Good: "I have text in an unknown encoding in a file. I cannot view this text in UTF-8, but when I set my system to use ISO-8859-1, I see óòÒöô. I know this isn't right; the text is supposed to be <text>
in <language>
. A hex dump of the beginning of the file shows
000000 9e 9f 9a a0 af b4 be f0 9e af b3 f2 20 b7 5f 20
Bad: Anything which tries to use the term "ANSI" in this context2
Legacy Microsoft Windows documentation misleadingly uses "ANSI" to refer to whichever character set is the default for the current locale. But this is a moving target; now, we have to guess your current locale, too.
Better: Specify the precise code page
Commonly on Western Windows installations, you will be using CP-1252; but of course, if you have to guess, you need to say so, too.
Notice:
We cannot guess which encoding you are using to look at the mystery data. Please include this information if you are genuinely trying to tell us what you see.

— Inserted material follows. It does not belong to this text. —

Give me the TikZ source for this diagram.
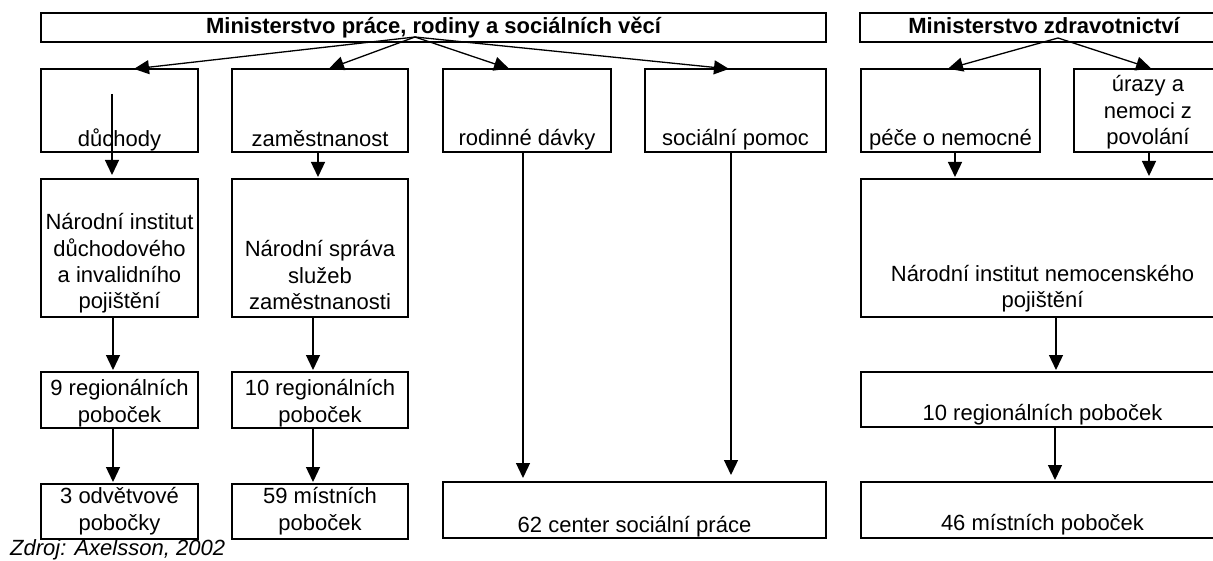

A copy/paste is rarely sufficient, because this introduces several additional variables (we will need to correctly guess about your web browser's handling of the text, too, and the web server's, and the tool you used to obtain a copy of the text, and so forth).
If you know what the text is supposed to represent (even vaguely) this can help narrow down the problem significantly.
A hex dump is the only unambiguous representation, but please don't overdo it -- a few lines of sample data should usually suffice.
Common Questions
- What is character encoding and why should I bother with it
- What's  sign at the beginning of my source file?
- How can I detect the encoding/codepage of a text file
- Unicode, UTF, ASCII, ANSI format differences
- How can I find the character code of a special character in my text editor?
1 When talking about encoding, hex representations are often used since they are more concise -- 0xE2
is the hex representation of the byte 11100010
.
2 The American National Standards Institute has standardized some character sets (notably ASCII; ANSI standard ANSI X3.4-1986) and text display formatting codes, but certainly not the Microsoft Windows code pages or the mechanism for how one of them is selected.